[Records from a collection]
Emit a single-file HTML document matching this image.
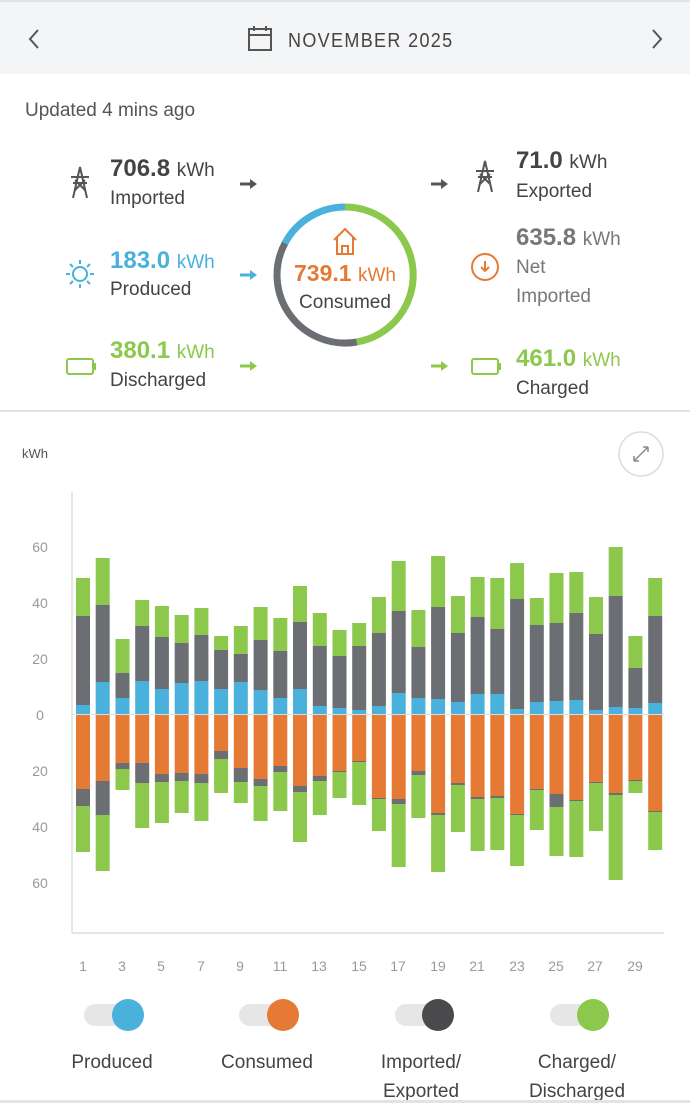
<!DOCTYPE html>
<html><head><meta charset="utf-8"><style>
html,body{margin:0;padding:0;background:#fff;width:690px;height:1103px;overflow:hidden;font-family:"Liberation Sans",sans-serif}
svg{display:block}
</style></head><body>
<svg id="s" width="690" height="1103" viewBox="0 0 690 1103" xmlns="http://www.w3.org/2000/svg" font-family="Liberation Sans, sans-serif">
<rect x="0" y="0" width="690" height="74" fill="#f4f5f7"/>
<rect x="0" y="0" width="690" height="2" fill="#e2e3e6"/>
<path d="M38 30 L30 39 L38 48" fill="none" stroke="#555" stroke-width="2"/>
<path d="M653 30 L661 39 L653 48" fill="none" stroke="#555" stroke-width="2"/>
<rect x="249" y="29" width="22" height="21" fill="none" stroke="#555" stroke-width="2"/>
<line x1="249" y1="35" x2="271" y2="35" stroke="#555" stroke-width="2"/>
<line x1="254" y1="26" x2="254" y2="31" stroke="#555" stroke-width="2"/>
<line x1="266" y1="26" x2="266" y2="31" stroke="#555" stroke-width="2"/>
<text x="288" y="47" font-size="20" fill="#444" letter-spacing="1.5" transform="scale(0.9,1)" transform-origin="288 47">NOVEMBER 2025</text>
<text x="25" y="116" font-size="19" fill="#555">Updated 4 mins ago</text>
<defs>
<g id="arr"><path d="M0 0 H12" stroke-width="3"/><path d="M10 -5 L17 0 L10 5 Z" stroke="none"/></g>
</defs>
<!-- left column -->
<g fill="none" stroke="#555" stroke-width="2"><path d="M73 198 L80 167 L87 198 M75 190 L85 180 M85 190 L75 180 M71 177 L89 177 M73 183 L87 183"/></g>
<text x="110" y="176" font-size="24" fill="#444" font-weight="bold">706.8 <tspan font-size="19" font-weight="normal">kWh</tspan></text>
<text x="110" y="204" font-size="19" fill="#444">Imported</text>
<use href="#arr" x="240" y="184" stroke="#555" fill="#555"/>
<g stroke="#4ab0dc" stroke-width="2" fill="none"><circle cx="80" cy="274" r="7"/><path d="M80 260v4M80 284v4M66 274h4M90 274h4M70 264l3 3M87 281l3 3M70 284l3 -3M87 267l3 -3"/></g>
<text x="110" y="268" font-size="24" fill="#4ab0dc" font-weight="bold">183.0 <tspan font-size="19" font-weight="normal">kWh</tspan></text>
<text x="110" y="295" font-size="19" fill="#444">Produced</text>
<use href="#arr" x="240" y="275" stroke="#4ab0dc" fill="#4ab0dc"/>
<rect x="67" y="359" width="26" height="15" rx="2" fill="none" stroke="#8cc84b" stroke-width="2"/><rect x="93" y="363" width="3" height="7" fill="#8cc84b"/>
<text x="110" y="358" font-size="24" fill="#8cc84b" font-weight="bold">380.1 <tspan font-size="19" font-weight="normal">kWh</tspan></text>
<text x="110" y="386" font-size="19" fill="#444">Discharged</text>
<use href="#arr" x="240" y="366" stroke="#8cc84b" fill="#8cc84b"/>
<!-- right column -->
<use href="#arr" x="431" y="184" stroke="#555" fill="#555"/>
<g fill="none" stroke="#555" stroke-width="2"><path d="M478 192 L485 161 L492 192 M480 184 L490 174 M490 184 L480 174 M476 171 L494 171 M478 177 L492 177"/></g>
<text x="516" y="168" font-size="24" fill="#444" font-weight="bold">71.0 <tspan font-size="19" font-weight="normal">kWh</tspan></text>
<text x="516" y="197" font-size="19" fill="#444">Exported</text>
<circle cx="485" cy="267" r="13" fill="none" stroke="#e57a35" stroke-width="2"/><path d="M485 261v10M481 267l4 4 4-4" fill="none" stroke="#e57a35" stroke-width="2"/>
<text x="516" y="245" font-size="24" fill="#777" font-weight="bold">635.8 <tspan font-size="19" font-weight="normal">kWh</tspan></text>
<text x="516" y="273" font-size="19" fill="#777">Net</text>
<text x="516" y="302" font-size="19" fill="#777">Imported</text>
<use href="#arr" x="431" y="366" stroke="#8cc84b" fill="#8cc84b"/>
<rect x="472" y="359" width="26" height="15" rx="2" fill="none" stroke="#8cc84b" stroke-width="2"/><rect x="498" y="363" width="3" height="7" fill="#8cc84b"/>
<text x="516" y="366" font-size="24" fill="#8cc84b" font-weight="bold">461.0 <tspan font-size="19" font-weight="normal">kWh</tspan></text>
<text x="516" y="394" font-size="19" fill="#444">Charged</text>
<!-- ring -->
<g id="ring" fill="none" stroke-width="7"></g>
<path d="M334 240 L345 229 L356 240 M337 237 V254 H353 V237 M342 254 V246 H348 V254" fill="none" stroke="#e57a35" stroke-width="2"/>
<text x="345" y="281" font-size="23" fill="#e57a35" font-weight="bold" text-anchor="middle">739.1 <tspan font-size="19" font-weight="normal">kWh</tspan></text>
<text x="345" y="308" font-size="19" fill="#444" text-anchor="middle">Consumed</text>
<rect x="0" y="410" width="690" height="2" fill="#e2e3e6"/>
<!-- chart -->
<text x="22" y="458" font-size="13" fill="#555">kWh</text>
<circle cx="641" cy="454" r="22" fill="#fff" stroke="#ddd" stroke-width="1.5"/>
<path d="M634 461 L648 447 M634 461 v-5 M634 461 h5 M648 447 v5 M648 447 h-5" fill="none" stroke="#888" stroke-width="1.5"/>
<line x1="72" y1="492" x2="72" y2="933" stroke="#ddd" stroke-width="1.5"/>
<line x1="72" y1="933" x2="664" y2="933" stroke="#ddd" stroke-width="1.5"/>
<line x1="72" y1="714.5" x2="664" y2="714.5" stroke="#ddd" stroke-width="1"/>
<g font-size="14" fill="#999" text-anchor="middle">
<text x="40" y="552">60</text><text x="40" y="608">40</text><text x="40" y="664">20</text><text x="40" y="720">0</text>
<text x="40" y="776">20</text><text x="40" y="832">40</text><text x="40" y="888">60</text>
</g>
<g id="bars"></g>
<g font-size="14" fill="#999" text-anchor="middle" id="xl">
<text x="83" y="971">1</text><text x="122" y="971">3</text><text x="161" y="971">5</text><text x="201" y="971">7</text><text x="240" y="971">9</text><text x="280" y="971">11</text><text x="319" y="971">13</text><text x="359" y="971">15</text><text x="398" y="971">17</text><text x="438" y="971">19</text><text x="477" y="971">21</text><text x="517" y="971">23</text><text x="556" y="971">25</text><text x="595" y="971">27</text><text x="635" y="971">29</text>
</g>
<!-- legend -->
<g>
<rect x="84" y="1004" width="50" height="22" rx="11" fill="#e6e6e6"/><ellipse cx="128" cy="1015" rx="16" ry="16" fill="#4ab0dc"/>
<rect x="239" y="1004" width="50" height="22" rx="11" fill="#e6e6e6"/><ellipse cx="283" cy="1015" rx="16" ry="16" fill="#e57a35"/>
<rect x="395" y="1004" width="50" height="22" rx="11" fill="#e6e6e6"/><ellipse cx="438" cy="1015" rx="16" ry="16" fill="#4a4a4c"/>
<rect x="550" y="1004" width="50" height="22" rx="11" fill="#e6e6e6"/><ellipse cx="593" cy="1015" rx="16" ry="16" fill="#8cc84b"/>
<g font-size="19" fill="#444" text-anchor="middle">
<text x="112" y="1068">Produced</text><text x="267" y="1068">Consumed</text>
<text x="421" y="1068">Imported/</text><text x="421" y="1097">Exported</text>
<text x="577" y="1068">Charged/</text><text x="577" y="1097">Discharged</text>
</g>
</g>
<rect x="0" y="1100" width="690" height="3" fill="#e2e3e6"/>
</svg>
<script>
var up=[[705,616,578],[682,605,558],[698,673,639],[681,626,600],[689,637,606],[683,643,615],[681,635,608],[689,650,636],[682,654,626],[690,640,607],[698,651,618],[689,622,586],[706,646,613],[708,656,630],[710,646,623],[706,633,597],[693,611,561],[698,647,610],[699,607,556],[702,633,596],[694,617,577],[694,629,578],[709,599,563],[702,625,598],[701,623,573],[700,613,572],[710,634,597],[707,596,547],[708,668,636],[703,616,578]];
var dn=[[789,806,852],[781,815,871],[763,769,790],[763,783,828],[774,782,823],[773,781,813],[774,783,821],[751,759,793],[768,782,803],[779,786,821],[766,772,811],[786,792,842],[776,781,815],[771,772,798],[761,762,805],[798,799,831],[799,804,867],[771,775,818],[813,815,872],[783,785,832],[797,799,851],[796,798,850],[814,815,866],[789,790,830],[794,807,856],[800,801,857],[782,783,831],[793,795,880],[780,781,793],[811,812,850]];
var B='#4ab0dc',G='#6b6e72',Gr='#8cc84b',O='#e57a35',h='';
function r(x,y1,y2,c){if(y2>y1)h+='<rect x="'+x+'" y="'+y1+'" width="14" height="'+(y2-y1)+'" fill="'+c+'"/>';}
for(var i=0;i<30;i++){var x=(76+i*19.73).toFixed(1),u=up[i],d=dn[i];
r(x,u[0],714,B);r(x,u[1],u[0],G);r(x,u[2],u[1],Gr);
r(x,715,d[0],O);r(x,d[0],d[1],G);r(x,d[1],d[2],Gr);}
document.getElementById('bars').innerHTML=h;
function arc(a0,a1,c){var cx=345,cy=275,R=68;function p(a){a=(a-90)*Math.PI/180;return (cx+R*Math.cos(a)).toFixed(1)+' '+(cy+R*Math.sin(a)).toFixed(1);}
return '<path d="M'+p(a0)+' A'+R+' '+R+' 0 '+((a1-a0)>180?1:0)+' 1 '+p(a1)+'" stroke="'+c+'"/>';}
document.getElementById('ring').innerHTML=arc(0,170,Gr)+arc(170,298,G)+arc(298,360,B);
</script>
</body></html>
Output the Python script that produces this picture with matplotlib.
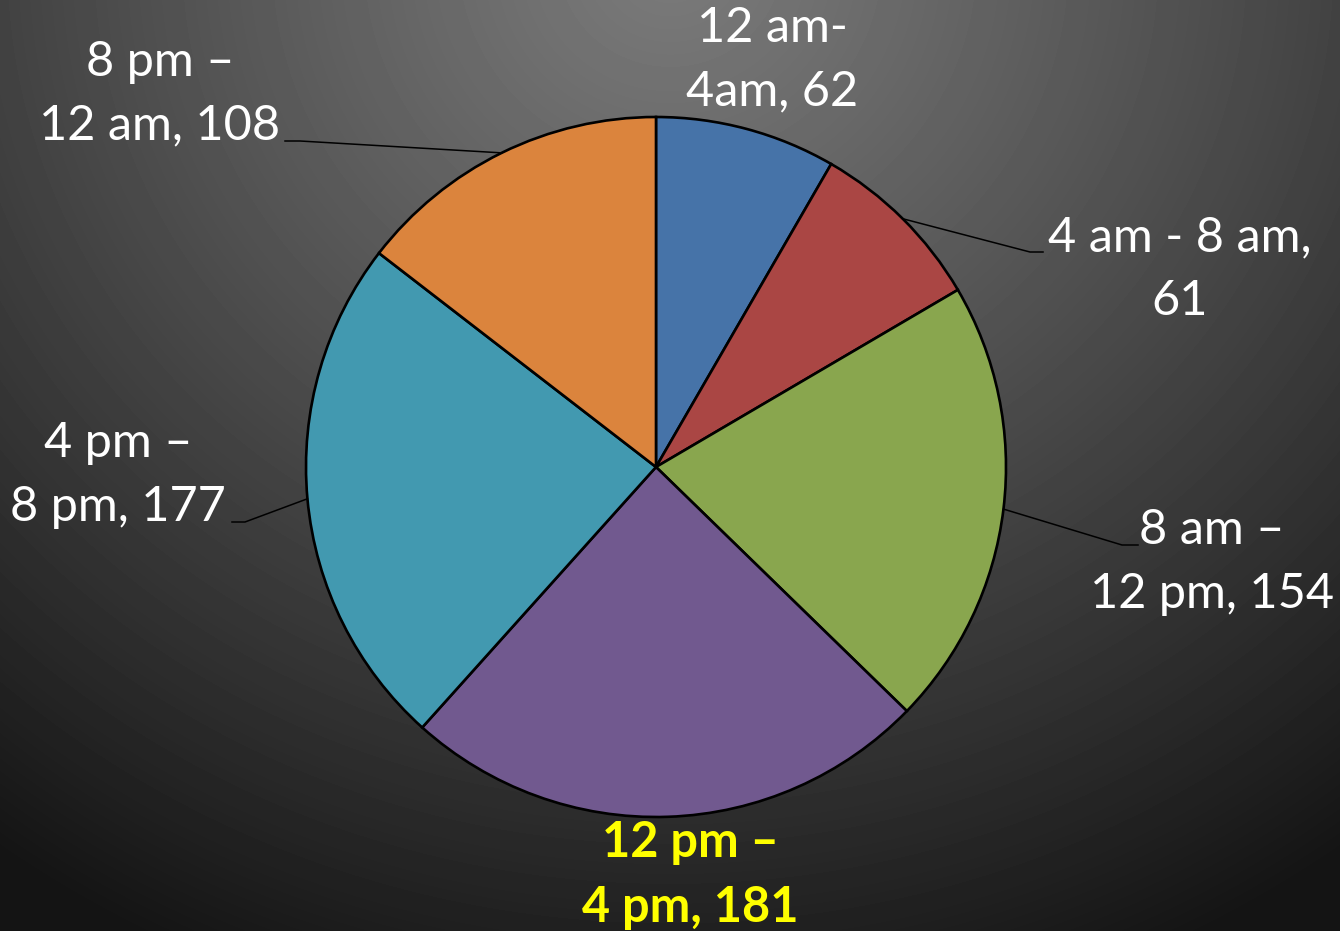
import matplotlib.pyplot as plt
import numpy as np

# slice data, clockwise from 12 o'clock
labels = ["12 am-\n4am", "4 am - 8 am,\n", "8 am \u2013\n12 pm", "12 pm \u2013\n4 pm",
          "4 pm \u2013\n8 pm", "8 pm \u2013\n12 am"]
values = [62, 61, 154, 181, 177, 108]
colors = ["#4673A8", "#AA4644", "#89A64E", "#71598F", "#4299B0", "#DB843D"]

W, H = 1340, 931
cx, cy, R = 656, 467, 350
font_size = 35
plt.rcParams['font.family'] = ['Lato', 'DejaVu Sans']

fig = plt.figure(figsize=(W / 100, H / 100), dpi=100)

# radial gradient background
bg = fig.add_axes([0, 0, 1, 1])
yy, xx = np.mgrid[0:H, 0:W]
d = np.sqrt((xx - 670) ** 2 + ((yy + 40) * 1.05) ** 2)
g = np.clip(d / 1150, 0, 1)
shade = 0.48 - 0.40 * g ** 1.1
bg.imshow(shade, cmap='gray', vmin=0, vmax=1, aspect='auto', extent=[0, W, H, 0])
bg.set_xlim(0, W)
bg.set_ylim(H, 0)
bg.axis('off')

ax = fig.add_axes([(cx - R) / W, (H - cy - R) / H, 2 * R / W, 2 * R / H])
wedges, _ = ax.pie(values, colors=colors, startangle=90, counterclock=False,
                   wedgeprops=dict(edgecolor='black', linewidth=1.9))
ax.set_xlim(-1, 1)
ax.set_ylim(-1, 1)
ax.set_aspect('auto')
ax.axis('off')


def to_data(px, py):
    return (px - cx) / R, (cy - py) / R


# label text positions (pixels), and leader elbow/end points (pixels) or None
label_pos = [(772, 60), (1180, 269), (1212, 562), (690, 875), (118, 475), (160, 94)]
leaders = [None,
           [(1030, 252), (1043, 252)],
           [(1122, 545), (1138, 545)],
           None,
           [(245, 522), (232, 522)],
           [(300, 141), (285, 141)]]

total = sum(values)
start = 0
for i, v in enumerate(values):
    mid = (start + v / 2) / total * 2 * np.pi
    start += v
    if labels[i].endswith("\n"):
        txt = labels[i] + str(v)
    else:
        txt = labels[i] + ", " + str(v)
    tx, ty = to_data(*label_pos[i])
    bold = i == 3
    ax.text(tx, ty, txt, ha='center', va='center', fontsize=font_size,
            color='#FFFF00' if bold else 'white',
            fontweight='bold' if bold else 'normal',
            linespacing=1.55, clip_on=False)
    if leaders[i] is not None:
        ex, ey = np.sin(mid), np.cos(mid)
        pts = [(ex, ey)] + [to_data(*p) for p in leaders[i]]
        ax.plot([p[0] for p in pts], [p[1] for p in pts], color='black',
                linewidth=1.1, clip_on=False)

fig.savefig("out.png", dpi=100)
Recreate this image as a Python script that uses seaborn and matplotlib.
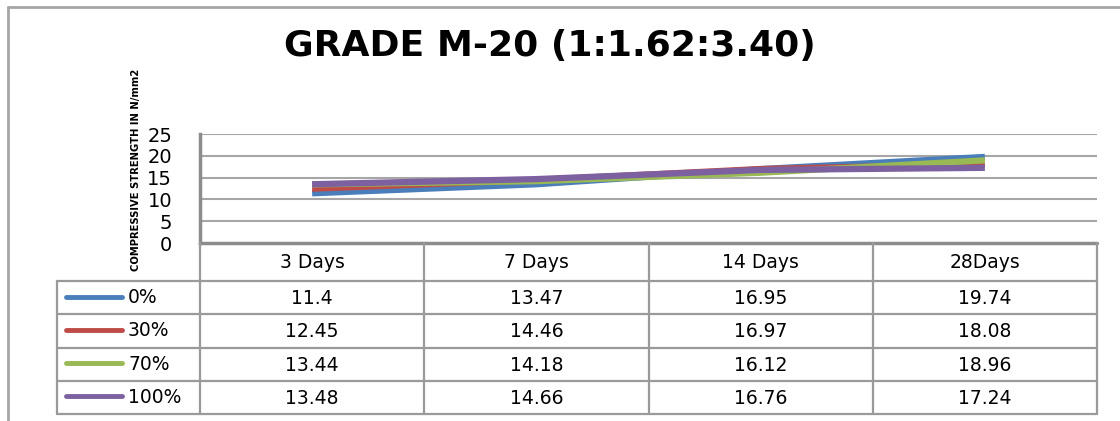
import pandas as pd
import matplotlib.pyplot as plt
import seaborn as sns
from matplotlib.lines import Line2D

# data
ages = ['3 Days', '7 Days', '14 Days', '28Days']
mixes = ['0%', '30%', '70%', '100%']
strength_0 = [11.4, 13.47, 16.95, 19.74]
strength_30 = [12.45, 14.46, 16.97, 18.08]
strength_70 = [13.44, 14.18, 16.12, 18.96]
strength_100 = [13.48, 14.66, 16.76, 17.24]
y_ticks = [0, 5, 10, 15, 20, 25]

colors = ['#4A7EBB', '#BE4B48', '#98B954', '#7D60A0']
series = [strength_0, strength_30, strength_70, strength_100]

df = pd.DataFrame({
    'pos': list(range(len(ages))) * len(mixes),
    'value': strength_0 + strength_30 + strength_70 + strength_100,
    'mix': [m for m in mixes for _ in ages],
})

sns.set_style('white')
plt.rcParams['font.family'] = ['DejaVu Sans']
plt.rcParams['text.color'] = 'black'
plt.rcParams['ytick.color'] = 'black'

W, H = 1120, 421
fig = plt.figure(figsize=(W / 100, H / 100), dpi=100)

def fx(px):
    return px / W

def fy(py):
    return 1 - py / H

grid_c = '#A6A6A6'

# outer frame (top and left edge)
fig.add_artist(Line2D([fx(8), fx(1120)], [fy(7), fy(7)], color=grid_c, lw=2))
fig.add_artist(Line2D([fx(8), fx(8)], [fy(7), fy(421)], color=grid_c, lw=2))

# plot area
x0, x1 = 200, 1097
ytop, ybot = 134, 243
ax = fig.add_axes([fx(x0), fy(ybot), fx(x1) - fx(x0), (ybot - ytop) / H])
sns.lineplot(data=df, x='pos', y='value', hue='mix', palette=colors,
             linewidth=4.5, legend=False, ax=ax, solid_capstyle='butt')
ax.set_xlim(-0.5, len(ages) - 0.5)
ax.set_ylim(0, 25)
ax.set_yticks(y_ticks)
ax.set_yticklabels([str(t) for t in y_ticks], fontsize=14)
ax.set_xticks([])
ax.set_xlabel('')
ax.set_ylabel('')
for t in y_ticks[1:]:
    ax.axhline(t, color=grid_c, lw=1.5, zorder=0)
for s in ['top', 'right', 'bottom']:
    ax.spines[s].set_visible(False)
ax.spines['left'].set_color('#8C8C8C')
ax.spines['left'].set_linewidth(2.5)
ax.tick_params(axis='y', length=0, pad=20)

# table below
tab_top, head_bot, tab_bot = 243, 281, 414
leg_left = 57
cat_w = (x1 - x0) / len(ages)
tx = fig.add_axes([fx(leg_left), fy(tab_bot), fx(x1) - fx(leg_left), (tab_bot - tab_top) / H])
tx.set_xlim(leg_left, x1)
tx.set_ylim(tab_bot, tab_top)
tx.axis('off')
lc = '#9A9A9A'
lw = 1.6
row_h = (tab_bot - head_bot) / len(mixes)

# header
tx.plot([x0, x1], [tab_top, tab_top], color='#8C8C8C', lw=2.5, clip_on=False)
for i in range(len(ages) + 1):
    xx = x0 + i * cat_w
    tx.plot([xx, xx], [tab_top, tab_bot], color=lc, lw=lw, clip_on=False)
tx.plot([leg_left, leg_left], [head_bot, tab_bot], color=lc, lw=lw, clip_on=False)
for i, a in enumerate(ages):
    tx.text(x0 + (i + 0.5) * cat_w, (tab_top + head_bot) / 2 + 1, a,
            ha='center', va='center', fontsize=13.5)
for r in range(len(mixes) + 1):
    yy = head_bot + r * row_h
    tx.plot([leg_left, x1], [yy, yy], color=lc, lw=lw, clip_on=False)

for r, (m, vals, c) in enumerate(zip(mixes, series, colors)):
    yc = head_bot + (r + 0.5) * row_h
    tx.plot([66, 122], [yc - 1, yc - 1], color=c, lw=3.5, solid_capstyle='round')
    tx.text(128, yc, m, ha='left', va='center', fontsize=13.5)
    for i, v in enumerate(vals):
        tx.text(x0 + (i + 0.5) * cat_w, yc + 1, f'{v:g}',
                ha='center', va='center', fontsize=13.5)

fig.text(fx(550), fy(46), 'GRADE M-20 (1:1.62:3.40)', ha='center', va='center',
         fontsize=26, fontweight='bold')
fig.text(fx(136), fy(170), 'COMPRESSIVE STRENGTH IN N/mm2', rotation=90,
         ha='center', va='center', fontsize=7.2, fontweight='bold',
         family=['DejaVu Sans Condensed', 'DejaVu Sans'])

fig.savefig('out.png', dpi=100)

* [SET EXERCISE]: Exactly as they appear, write out the lines from the one containing "Recreate this image" down to the one containing "ax.tick_params(axis='y', length=0, pad=20)", both included. Pictures are left out.

* [PROBLEM SOLUTION]:
Recreate this image as a Python script that uses seaborn and matplotlib.
import pandas as pd
import matplotlib.pyplot as plt
import seaborn as sns
from matplotlib.lines import Line2D

# data
ages = ['3 Days', '7 Days', '14 Days', '28Days']
mixes = ['0%', '30%', '70%', '100%']
strength_0 = [11.4, 13.47, 16.95, 19.74]
strength_30 = [12.45, 14.46, 16.97, 18.08]
strength_70 = [13.44, 14.18, 16.12, 18.96]
strength_100 = [13.48, 14.66, 16.76, 17.24]
y_ticks = [0, 5, 10, 15, 20, 25]

colors = ['#4A7EBB', '#BE4B48', '#98B954', '#7D60A0']
series = [strength_0, strength_30, strength_70, strength_100]

df = pd.DataFrame({
    'pos': list(range(len(ages))) * len(mixes),
    'value': strength_0 + strength_30 + strength_70 + strength_100,
    'mix': [m for m in mixes for _ in ages],
})

sns.set_style('white')
plt.rcParams['font.family'] = ['DejaVu Sans']
plt.rcParams['text.color'] = 'black'
plt.rcParams['ytick.color'] = 'black'

W, H = 1120, 421
fig = plt.figure(figsize=(W / 100, H / 100), dpi=100)

def fx(px):
    return px / W

def fy(py):
    return 1 - py / H

grid_c = '#A6A6A6'

# outer frame (top and left edge)
fig.add_artist(Line2D([fx(8), fx(1120)], [fy(7), fy(7)], color=grid_c, lw=2))
fig.add_artist(Line2D([fx(8), fx(8)], [fy(7), fy(421)], color=grid_c, lw=2))

# plot area
x0, x1 = 200, 1097
ytop, ybot = 134, 243
ax = fig.add_axes([fx(x0), fy(ybot), fx(x1) - fx(x0), (ybot - ytop) / H])
sns.lineplot(data=df, x='pos', y='value', hue='mix', palette=colors,
             linewidth=4.5, legend=False, ax=ax, solid_capstyle='butt')
ax.set_xlim(-0.5, len(ages) - 0.5)
ax.set_ylim(0, 25)
ax.set_yticks(y_ticks)
ax.set_yticklabels([str(t) for t in y_ticks], fontsize=14)
ax.set_xticks([])
ax.set_xlabel('')
ax.set_ylabel('')
for t in y_ticks[1:]:
    ax.axhline(t, color=grid_c, lw=1.5, zorder=0)
for s in ['top', 'right', 'bottom']:
    ax.spines[s].set_visible(False)
ax.spines['left'].set_color('#8C8C8C')
ax.spines['left'].set_linewidth(2.5)
ax.tick_params(axis='y', length=0, pad=20)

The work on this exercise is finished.